While there are velodromes where the inside air temperature is controllable (mostly northern hemisphere tracks located in cold climates), the control of air pressure is not something possible at any currently existing track that I'm aware of.
It would require quite a deal of engineering, in particular to provide an air lock / sealed environment that enables lots of people (and service vehicles) to enter /exit the building without affecting inside pressures and which meets emergency evacuation requirements for a large crowd, as well as fresh air to breathe. I don't see that happening any time soon.
Air locks do exist, e.g. at Aguascalientes velodrome in Mexico they use an air pressure differential to support the roof, but that means the air pressure inside the velodrome needs to be higher than outside. Not by much, but it will always need to be higher relative to local weather conditions, and inside the velodrome air pressure will still vary relative to outdoors.
So what about picking a better time of year?
Well let's look at the daily barometric pressure readings near London for the past three and a half years. Source for these charts is the National Physical Laboratory in the UK.
Barometric pressure London Jan-Dec 2012
Barometric pressure London Jan-Dec 2013
Barometric pressure London Jan-Dec 2014
Barometric pressure London Jan-June to date 2015
Looking at the above, it's pretty clear there is no obvious pattern to suggest a time of year when barometric pressure will be, on the balance of probabilities, lower.
Air density is what matters.
Air pressure of course is not the only variable.
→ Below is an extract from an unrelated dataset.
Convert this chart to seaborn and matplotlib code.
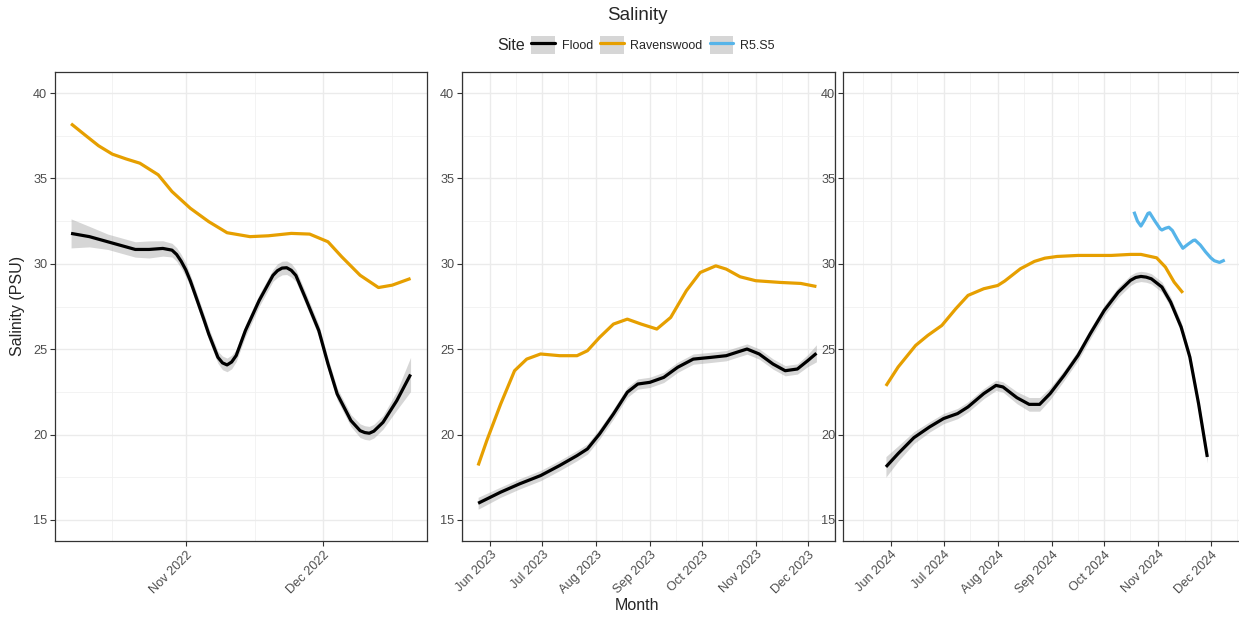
import numpy as np
import pandas as pd
import matplotlib
matplotlib.use("Agg")
import matplotlib.pyplot as plt
import matplotlib.dates as mdates
from matplotlib.lines import Line2D
from matplotlib.patches import Patch
from matplotlib.ticker import MultipleLocator
import seaborn as sns

sns.set_style("white")
plt.rcParams['font.family'] = ['Liberation Sans', 'DejaVu Sans']

# ---------------- data ----------------
sites = ["Flood", "Ravenswood", "R5.S5"]
site_colors = ["#000000", "#E69F00", "#56B4E9"]

# Panel 1 (2022)
p1_flood_dates = ["2022-10-07", "2022-10-11", "2022-10-15", "2022-10-21", "2022-10-24", "2022-10-27",
                  "2022-10-29", "2022-10-30", "2022-10-31", "2022-11-01", "2022-11-02", "2022-11-03",
                  "2022-11-05", "2022-11-06", "2022-11-08", "2022-11-09", "2022-11-10", "2022-11-11",
                  "2022-11-12", "2022-11-14", "2022-11-17", "2022-11-20", "2022-11-21", "2022-11-22",
                  "2022-11-23", "2022-11-24", "2022-11-25", "2022-11-27", "2022-11-30", "2022-12-02",
                  "2022-12-04", "2022-12-07", "2022-12-09", "2022-12-10", "2022-12-11", "2022-12-12",
                  "2022-12-14", "2022-12-17", "2022-12-20"]
p1_flood_vals = [31.78, 31.59, 31.29, 30.84, 30.84, 30.90, 30.80, 30.55, 30.15, 29.65, 29.00, 28.24,
                 26.70, 25.90, 24.53, 24.20, 24.08, 24.25, 24.63, 26.09, 27.85, 29.32, 29.60, 29.75,
                 29.77, 29.62, 29.32, 28.05, 26.09, 24.14, 22.38, 20.82, 20.23, 20.12, 20.08, 20.20,
                 20.72, 21.99, 23.52]
p1_flood_se = [0.85, 0.6, 0.45, 0.45, 0.5, 0.45, 0.4, 0.4, 0.4, 0.4, 0.35, 0.35,
               0.35, 0.35, 0.35, 0.4, 0.4, 0.4, 0.35, 0.35, 0.35, 0.35, 0.4, 0.4,
               0.4, 0.4, 0.35, 0.35, 0.35, 0.35, 0.35, 0.35, 0.4, 0.4, 0.4, 0.4,
               0.4, 0.55, 1.0]
p1_raven_dates = ["2022-10-07", "2022-10-10", "2022-10-13", "2022-10-16", "2022-10-19", "2022-10-22",
                  "2022-10-26", "2022-10-29", "2022-11-02", "2022-11-06", "2022-11-10", "2022-11-15",
                  "2022-11-19", "2022-11-24", "2022-11-28", "2022-12-02", "2022-12-05", "2022-12-09",
                  "2022-12-13", "2022-12-16", "2022-12-20"]
p1_raven_vals = [38.20, 37.55, 36.91, 36.42, 36.14, 35.89, 35.21, 34.23, 33.25, 32.47, 31.82, 31.59,
                 31.64, 31.78, 31.74, 31.29, 30.41, 29.33, 28.61, 28.75, 29.14]

# Panel 2 (2023)
p2_flood_dates = ["2023-05-25", "2023-06-07", "2023-06-18", "2023-06-30", "2023-07-11", "2023-07-21",
                  "2023-07-27", "2023-08-03", "2023-08-11", "2023-08-19", "2023-08-25", "2023-09-01",
                  "2023-09-09", "2023-09-17", "2023-09-26", "2023-10-06", "2023-10-15", "2023-10-22",
                  "2023-10-27", "2023-11-03", "2023-11-11", "2023-11-18", "2023-11-25", "2023-12-01",
                  "2023-12-06"]
p2_flood_vals = [15.98, 16.63, 17.12, 17.60, 18.19, 18.77, 19.16, 20.04, 21.21, 22.48, 22.96, 23.06,
                 23.35, 23.94, 24.42, 24.52, 24.62, 24.85, 25.01, 24.72, 24.13, 23.74, 23.84, 24.33,
                 24.76]
p2_flood_se = [0.35, 0.3, 0.3, 0.3, 0.3, 0.3, 0.3, 0.3, 0.3, 0.3, 0.3, 0.3,
               0.3, 0.3, 0.3, 0.3, 0.3, 0.3, 0.3, 0.3, 0.3, 0.3, 0.3, 0.35, 0.5]
p2_raven_dates = ["2023-05-25", "2023-05-30", "2023-06-07", "2023-06-15", "2023-06-22", "2023-06-30",
                  "2023-07-11", "2023-07-21", "2023-07-27", "2023-08-03", "2023-08-11", "2023-08-19",
                  "2023-08-27", "2023-09-05", "2023-09-13", "2023-09-22", "2023-09-30", "2023-10-09",
                  "2023-10-15", "2023-10-23", "2023-11-01", "2023-11-15", "2023-11-27", "2023-12-06"]
p2_raven_vals = [18.19, 19.65, 21.79, 23.74, 24.42, 24.72, 24.62, 24.62, 24.91, 25.69, 26.47, 26.76,
                 26.47, 26.18, 26.86, 28.42, 29.49, 29.88, 29.69, 29.24, 29.01, 28.91, 28.85, 28.67]

# Panel 3 (2024)
p3_flood_dates = ["2024-05-29", "2024-06-05", "2024-06-14", "2024-06-23", "2024-07-01", "2024-07-09",
                  "2024-07-15", "2024-07-24", "2024-07-31", "2024-08-04", "2024-08-12", "2024-08-19",
                  "2024-08-25", "2024-08-31", "2024-09-08", "2024-09-16", "2024-09-23", "2024-10-01",
                  "2024-10-09", "2024-10-16", "2024-10-19", "2024-10-22", "2024-10-25", "2024-10-28",
                  "2024-11-03", "2024-11-08", "2024-11-14", "2024-11-19", "2024-11-24", "2024-11-29"]
p3_flood_vals = [18.11, 18.89, 19.82, 20.45, 20.94, 21.23, 21.62, 22.40, 22.88, 22.79, 22.16, 21.77,
                 21.77, 22.40, 23.47, 24.64, 25.91, 27.27, 28.34, 29.03, 29.20, 29.26, 29.22, 29.12,
                 28.64, 27.76, 26.30, 24.54, 21.81, 18.69]
p3_flood_se = [0.6, 0.45, 0.35, 0.3, 0.3, 0.3, 0.3, 0.3, 0.3, 0.3, 0.35, 0.4,
               0.4, 0.35, 0.3, 0.3, 0.3, 0.3, 0.3, 0.3, 0.3, 0.3, 0.3, 0.3,
               0.3, 0.3, 0.3, 0.3, 0.3, 0.35]
p3_raven_dates = ["2024-05-29", "2024-06-05", "2024-06-15", "2024-06-22", "2024-06-30", "2024-07-08",
                  "2024-07-15", "2024-07-24", "2024-08-01", "2024-08-05", "2024-08-14", "2024-08-22",
                  "2024-08-28", "2024-09-04", "2024-09-16", "2024-10-05", "2024-10-16", "2024-10-22",
                  "2024-10-31", "2024-11-05", "2024-11-10", "2024-11-15"]
p3_raven_vals = [22.85, 23.96, 25.22, 25.81, 26.39, 27.37, 28.15, 28.54, 28.73, 28.99, 29.71, 30.14,
                 30.33, 30.43, 30.49, 30.49, 30.55, 30.55, 30.35, 29.81, 28.93, 28.30]
p3_r5_dates = ["2024-10-18", "2024-10-20", "2024-10-22", "2024-10-24", "2024-10-26", "2024-10-27",
               "2024-10-30", "2024-11-02", "2024-11-03", "2024-11-05", "2024-11-07", "2024-11-09",
               "2024-11-12", "2024-11-15", "2024-11-18", "2024-11-21", "2024-11-22", "2024-11-25",
               "2024-11-28", "2024-12-01", "2024-12-03", "2024-12-06", "2024-12-09"]
p3_r5_vals = [33.05, 32.50, 32.21, 32.55, 32.95, 32.99, 32.50, 32.05, 31.98, 32.08, 32.14, 31.95,
              31.40, 30.91, 31.15, 31.37, 31.39, 31.10, 30.70, 30.35, 30.18, 30.08, 30.22]

# axis settings
y_ticks = [15, 20, 25, 30, 35, 40]
y_limits = (13.77, 41.23)
x_limits = [("2022-10-03 12:00", "2022-12-23 14:00"),
            ("2023-05-15 17:00", "2023-12-16 17:00"),
            ("2024-05-04 10:00", "2024-12-20 14:00")]

# ---------------- build long table ----------------
rows = []
def add(panel, site, dates, vals, se=None):
    for i, (d, v) in enumerate(zip(dates, vals)):
        rows.append({"panel": panel, "site": site, "date": pd.Timestamp(d), "salinity": v,
                     "se": (se[i] if se is not None else 0.0)})

add(0, "Flood", p1_flood_dates, p1_flood_vals, p1_flood_se)
add(0, "Ravenswood", p1_raven_dates, p1_raven_vals)
add(1, "Flood", p2_flood_dates, p2_flood_vals, p2_flood_se)
add(1, "Ravenswood", p2_raven_dates, p2_raven_vals)
add(2, "Flood", p3_flood_dates, p3_flood_vals, p3_flood_se)
add(2, "Ravenswood", p3_raven_dates, p3_raven_vals)
add(2, "R5.S5", p3_r5_dates, p3_r5_vals)
df = pd.DataFrame(rows)
palette = dict(zip(sites, site_colors))

# ---------------- figure ----------------
W, H = 1239, 617
fig = plt.figure(figsize=(W / 100, H / 100), dpi=100)
panel_px = [(55, 427), (462, 835), (843, 1245)]
top_px, bot_px = 72, 541

for p, (l, r) in enumerate(panel_px):
    ax = fig.add_axes([l / W, (H - bot_px) / H, (r - l) / W, (bot_px - top_px) / H])
    sub = df[df.panel == p]
    # confidence ribbons
    for site in sites:
        s = sub[sub.site == site]
        if len(s) and s.se.max() > 0:
            ax.fill_between(s.date, s.salinity - s.se, s.salinity + s.se,
                            color="#999999", alpha=0.4, linewidth=0, zorder=2)
    sns.lineplot(data=sub, x="date", y="salinity", hue="site", palette=palette,
                 hue_order=[s for s in sites if s in sub.site.unique()],
                 estimator=None, sort=True, linewidth=2.3, legend=False, ax=ax, zorder=3)
    for ln in ax.lines:
        ln.set_solid_joinstyle("round")
        ln.set_solid_capstyle("butt")

    ax.set_xlim(pd.Timestamp(x_limits[p][0]), pd.Timestamp(x_limits[p][1]))
    ax.set_ylim(*y_limits)
    ax.set_yticks(y_ticks)
    ax.yaxis.set_minor_locator(MultipleLocator(2.5))
    ax.xaxis.set_major_locator(mdates.MonthLocator())
    ax.xaxis.set_minor_locator(mdates.MonthLocator(bymonthday=16))
    ax.xaxis.set_major_formatter(mdates.DateFormatter("%b %Y"))
    ax.set_axisbelow(True)
    ax.grid(which="major", color="#EBEBEB", linewidth=1.0)
    ax.grid(which="minor", color="#F1F1F1", linewidth=0.6)
    ax.tick_params(which="major", length=3.5, width=0.8, color="#333333",
                   labelsize=9.2, labelcolor="#4D4D4D", bottom=True, left=True, pad=2)
    ax.tick_params(which="minor", length=0)
    for sp in ax.spines.values():
        sp.set_color("#333333")
        sp.set_linewidth(0.9)
    ax.set_xlabel("")
    ax.set_ylabel("")
    plt.setp(ax.get_xticklabels(), rotation=45, ha="right", rotation_mode="anchor")

fig.text(18 / W, 1 - 306 / H, "Salinity (PSU)", rotation=90, ha="center", va="center", fontsize=11.5)
fig.text(637 / W, 1 - 605 / H, "Month", ha="center", va="center", fontsize=11.5)
fig.text(637 / W, 1 - 15 / H, "Salinity", ha="center", va="center", fontsize=13.5)
fig.text(497 / W, 1 - 45 / H, "Site", ha="left", va="center", fontsize=11.5)

handles = [(Patch(facecolor="#D6D6D6", edgecolor="none"), Line2D([], [], color=c, lw=2.3))
           for c in site_colors]
fig.legend(handles, sites, ncol=3, loc="center left", bbox_to_anchor=(531 / W, 1 - 45 / H),
           frameon=False, fontsize=9, handlelength=1.9, handleheight=1.75,
           columnspacing=0.55, handletextpad=0.55, borderpad=0, borderaxespad=0)

fig.savefig("out.png", dpi=100)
What really matters is attaining as low an air density as is physiological sensible. Air density along with a rider's aerodynamics, ie. their CdA, determines the energy demand for riding at a given speed, and lower air density is desirable for greater speed, provided of course the means to achieve that lower density doesn't reduce a rider's power to the extent performance ends up being worse. e.g. by riding at such high altitudes or temperatures that the rider's power output is compromised to a greater extent than the air density benefit provides.
Air density is a function of:
- air temperature
- barometric pressure
- relative humidity
You can pretty much discount the latter as the changes in air density is very small with changes in humidity, although for the record humid air is slightly less dense than dry air (at same temperature, pressure and altitude).
Air density reduces with increasing temperature and altitude, and with reducing barometric pressure.
Since attempting to reduce air pressure either via climate control or by picking suitable times of year is not really an option, that leaves us with adjusting the other two variables - temperature and altitude.
I've discussed altitude before in this item. I'm going to revisit it in a future post in an attempt to simplify the impact of the variables involved.
Heating the air inside a velodrome is common, and this was attempted with some powerful portable heating devices during Jack Bobridge's unsuccessful attempt earlier this year, and in the case of attempts at most northern hemisphere tracks, the temperature has been dialled up to the rider's desired level.
Wiggins did specific heat acclimation work and reports are the temperature inside the velodrome was around 28-30C. That's pretty warm - going too hot can be detrimental as power losses can occur with inadequate cooling. As I said earlier, it's a balance between a physical benefit and a potential physiological cost.